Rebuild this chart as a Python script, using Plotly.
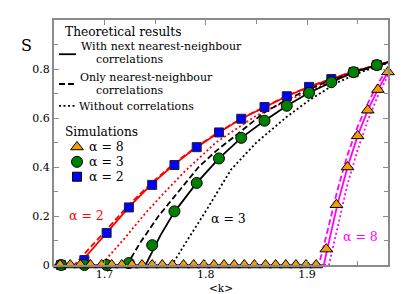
import plotly.graph_objects as go

# ---------------- data ----------------
# simulations
tri_x = [1.656, 1.666, 1.676, 1.686, 1.697, 1.707, 1.717, 1.727, 1.737, 1.747, 1.757,
         1.767, 1.778, 1.788, 1.798, 1.808, 1.818, 1.828, 1.838, 1.848, 1.859, 1.869,
         1.879, 1.889, 1.899, 1.909, 1.919, 1.929, 1.940, 1.950, 1.960, 1.970, 1.980]
tri_y = [0, 0, 0, 0, 0, 0, 0, 0, 0, 0, 0, 0, 0, 0, 0, 0, 0, 0, 0, 0, 0, 0, 0, 0, 0, 0,
         0.065, 0.246, 0.400, 0.527, 0.632, 0.716, 0.788]

sim_x = [1.657, 1.680, 1.702, 1.724, 1.747, 1.769, 1.791, 1.813, 1.835, 1.858,
         1.880, 1.902, 1.924, 1.946, 1.969]
circ_y = [0, 0, 0, 0.008, 0.081, 0.219, 0.335, 0.435, 0.519, 0.589,
          0.650, 0.703, 0.746, 0.787, 0.816]
sq_y = [0, 0.020, 0.131, 0.235, 0.327, 0.408, 0.481, 0.541, 0.597, 0.645,
        0.689, 0.727, 0.759, 0.787, 0.816]

# theory, alpha = 2 (red)
red_nnn_x = [1.65, 1.674, 1.702, 1.724, 1.746, 1.768, 1.791, 1.813, 1.835, 1.858, 1.880, 1.902, 1.924, 1.946, 1.969, 1.98]
red_nnn_y = [0, 0, 0.131, 0.236, 0.328, 0.408, 0.481, 0.541, 0.597, 0.645, 0.689, 0.727, 0.760, 0.790, 0.815, 0.828]
red_nn_x = [1.65, 1.670, 1.702, 1.724, 1.746, 1.768, 1.791, 1.813, 1.835, 1.858, 1.880, 1.902, 1.924, 1.946, 1.969, 1.98]
red_nn_y = [0, 0, 0.145, 0.245, 0.334, 0.412, 0.484, 0.543, 0.598, 0.646, 0.690, 0.728, 0.761, 0.791, 0.816, 0.828]
red_nc_x = [1.65, 1.6965, 1.72, 1.74, 1.76, 1.78, 1.81, 1.85, 1.88, 1.902, 1.924, 1.95, 1.98]
red_nc_y = [0, 0, 0.11, 0.21, 0.30, 0.385, 0.50, 0.61, 0.67, 0.71, 0.748, 0.79, 0.828]

# theory, alpha = 3 (black)
blk_nnn_x = [1.65, 1.7405, 1.755, 1.769, 1.791, 1.813, 1.835, 1.858, 1.880, 1.902, 1.924, 1.946, 1.969, 1.98]
blk_nnn_y = [0, 0, 0.12, 0.217, 0.335, 0.435, 0.519, 0.589, 0.650, 0.703, 0.746, 0.787, 0.816, 0.827]
blk_nn_x = [1.65, 1.722, 1.735, 1.7533, 1.7929, 1.81, 1.83, 1.857, 1.88, 1.902, 1.924, 1.95, 1.975, 1.98]
blk_nn_y = [0, 0, 0.09, 0.2, 0.4, 0.465, 0.53, 0.62, 0.675, 0.718, 0.755, 0.79, 0.82, 0.826]
blk_nc_x = [1.65, 1.7665, 1.78, 1.80, 1.825, 1.85, 1.88, 1.902, 1.93, 1.955, 1.98]
blk_nc_y = [0, 0, 0.09, 0.22, 0.39, 0.50, 0.605, 0.672, 0.745, 0.79, 0.825]

# theory, alpha = 8 (magenta)
mag_nnn_x = [1.65, 1.9166, 1.920, 1.930, 1.940, 1.950, 1.960, 1.970, 1.98]
mag_nnn_y = [0, 0, 0.065, 0.246, 0.40, 0.527, 0.632, 0.716, 0.788]
mag_nn_x = [1.65, 1.9117, 1.920, 1.930, 1.940, 1.950, 1.960, 1.970, 1.98]
mag_nn_y = [0, 0, 0.135, 0.305, 0.45, 0.565, 0.66, 0.74, 0.805]
mag_nc_x = [1.65, 1.9216, 1.930, 1.940, 1.950, 1.960, 1.970, 1.98]
mag_nc_y = [0, 0, 0.15, 0.33, 0.47, 0.59, 0.69, 0.775]

x_ticks = [1.7, 1.8, 1.9]
x_minor = [1.65, 1.75, 1.85, 1.95]
y_ticks = [0, 0.2, 0.4, 0.6, 0.8]
y_tick_text = ["0", "0.2", "0.4", "0.6", "0.8"]

# ---------------- figure ----------------
FONT = "DejaVu Serif"
W, H = 415, 294
ML, MR, MT, MB = 46, 35, 10, 37
PW, PH = W - ML - MR, H - MT - MB
DASH = "6px,3px"
DOT = "2px,2.5px"


def px(x):
    return (x - ML) / PW


def py(y):
    return (H - MB - y) / PH


fig = go.Figure()


def add_line(x, y, color, dash):
    fig.add_trace(go.Scatter(x=x, y=y, mode="lines", showlegend=False,
                             line=dict(color=color, width=1.8, dash=dash),
                             cliponaxis=True))


for (x, y, d) in [(red_nc_x, red_nc_y, DOT), (red_nn_x, red_nn_y, DASH), (red_nnn_x, red_nnn_y, "solid")]:
    add_line(x, y, "#ff0000", d)
for (x, y, d) in [(blk_nc_x, blk_nc_y, DOT), (blk_nn_x, blk_nn_y, DASH), (blk_nnn_x, blk_nnn_y, "solid")]:
    add_line(x, y, "#000000", d)
for (x, y, d) in [(mag_nc_x, mag_nc_y, DOT), (mag_nn_x, mag_nn_y, DASH), (mag_nnn_x, mag_nnn_y, "solid")]:
    add_line(x, y, "#ff00ff", d)

fig.add_trace(go.Scatter(x=sim_x, y=sq_y, mode="markers", showlegend=False, cliponaxis=False,
                         marker=dict(symbol="square", size=9, color="#0000ff",
                                     line=dict(color="#222222", width=1))))
fig.add_trace(go.Scatter(x=sim_x, y=circ_y, mode="markers", showlegend=False, cliponaxis=False,
                         marker=dict(symbol="circle", size=11, color="#008000",
                                     line=dict(color="#000000", width=1))))
fig.add_trace(go.Scatter(x=tri_x, y=tri_y, mode="markers", showlegend=False, cliponaxis=False,
                         marker=dict(symbol="triangle-up", size=11, color="#f0a000",
                                     line=dict(color="#000000", width=1))))

# legend marker samples on an overlay axis in plot-fraction units
leg_sym = ["triangle-up", "circle", "square"]
leg_col = ["#f0a000", "#008000", "#0000ff"]
leg_size = [11, 11, 9]
leg_yp = [138, 153, 168]
for s, c, sz, yy in zip(leg_sym, leg_col, leg_size, leg_yp):
    fig.add_trace(go.Scatter(x=[px(69)], y=[py(yy)], xaxis="x2", yaxis="y2", mode="markers",
                             showlegend=False, cliponaxis=False,
                             marker=dict(symbol=s, size=sz, color=c, line=dict(color="#000000", width=1))))

ann = []


def text(x, y, t, size, color="black", xanchor="left"):
    ann.append(dict(x=px(x), y=py(y), xref="paper", yref="paper", text=t, showarrow=False,
                    xanchor=xanchor, yanchor="middle", borderpad=0,
                    font=dict(family=FONT, size=size, color=color)))


text(56, 22, "Theoretical results", 12.2)
text(72, 36.5, "With next nearest-neighbour", 11)
text(87, 50, "correlations", 11)
text(71, 67.5, "Only nearest-neighbour", 11)
text(87, 81, "correlations", 11)
text(70, 97, "Without correlations", 11)
text(56, 123, "Simulations", 12.2)
text(80, 138, "α = 8", 12.5)
text(80, 153, "α = 3", 12.5)
text(80, 168, "α = 2", 12.5)
text(18, 36, "S", 16, xanchor="center")
text(213, 280, "&lt;k&gt;", 10.5, xanchor="center")
# curve labels in data coordinates
ann.append(dict(x=1.6817, y=0.201, text="α = 2", showarrow=False, xanchor="center", yanchor="middle",
                font=dict(family=FONT, size=12.5, color="#ff0000")))
ann.append(dict(x=1.8226, y=0.189, text="α = 3", showarrow=False, xanchor="center", yanchor="middle",
                font=dict(family=FONT, size=12.5, color="#000000")))
ann.append(dict(x=1.953, y=0.115, text="α = 8", showarrow=False, xanchor="center", yanchor="middle",
                font=dict(family=FONT, size=12.5, color="#ff00ff")))

shapes = []
for (yy, d) in [(44.5, "solid"), (74.5, DASH), (96.5, DOT)]:
    shapes.append(dict(type="line", xref="paper", yref="paper", x0=px(51), x1=px(68), y0=py(yy), y1=py(yy),
                       line=dict(color="black", width=1.8, dash=d)))

axis_common = dict(showline=True, linecolor="#8a8a8a", linewidth=2, mirror="allticks",
                   ticks="inside", ticklen=5, tickwidth=1, tickcolor="#8a8a8a",
                   showgrid=False, zeroline=False,
                   tickfont=dict(family=FONT, size=11, color="black"))

fig.update_layout(
    width=W, height=H,
    margin=dict(l=ML, r=MR, t=MT, b=MB),
    paper_bgcolor="white", plot_bgcolor="white",
    font=dict(family=FONT),
    xaxis=dict(range=[1.65, 1.98], tickvals=x_ticks, ticktext=[str(v) for v in x_ticks],
               ticklabelstandoff=-2,
               minor=dict(tickvals=x_minor, ticks="inside", ticklen=4, tickcolor="#8a8a8a"),
               **axis_common),
    yaxis=dict(range=[0, 1.0], tickvals=y_ticks, ticktext=y_tick_text,
               minor=dict(dtick=0.1, tick0=0, ticks="inside", ticklen=4, tickcolor="#8a8a8a"),
               **axis_common),
    xaxis2=dict(overlaying="x", range=[0, 1], visible=False),
    yaxis2=dict(overlaying="y", range=[0, 1], visible=False),
    annotations=ann, shapes=shapes, showlegend=False,
)

fig.write_html("out.html")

EXERCISE - Write down every line from the opening of the listing to the line with "0.689, 0.727, 0.759, 0.787, 0.816]", both included, and nothing else; the pictures are omitted.

TASK RESPONSE -
Rebuild this chart as a Python script, using Plotly.
import plotly.graph_objects as go

# ---------------- data ----------------
# simulations
tri_x = [1.656, 1.666, 1.676, 1.686, 1.697, 1.707, 1.717, 1.727, 1.737, 1.747, 1.757,
         1.767, 1.778, 1.788, 1.798, 1.808, 1.818, 1.828, 1.838, 1.848, 1.859, 1.869,
         1.879, 1.889, 1.899, 1.909, 1.919, 1.929, 1.940, 1.950, 1.960, 1.970, 1.980]
tri_y = [0, 0, 0, 0, 0, 0, 0, 0, 0, 0, 0, 0, 0, 0, 0, 0, 0, 0, 0, 0, 0, 0, 0, 0, 0, 0,
         0.065, 0.246, 0.400, 0.527, 0.632, 0.716, 0.788]

sim_x = [1.657, 1.680, 1.702, 1.724, 1.747, 1.769, 1.791, 1.813, 1.835, 1.858,
         1.880, 1.902, 1.924, 1.946, 1.969]
circ_y = [0, 0, 0, 0.008, 0.081, 0.219, 0.335, 0.435, 0.519, 0.589,
          0.650, 0.703, 0.746, 0.787, 0.816]
sq_y = [0, 0.020, 0.131, 0.235, 0.327, 0.408, 0.481, 0.541, 0.597, 0.645,
        0.689, 0.727, 0.759, 0.787, 0.816]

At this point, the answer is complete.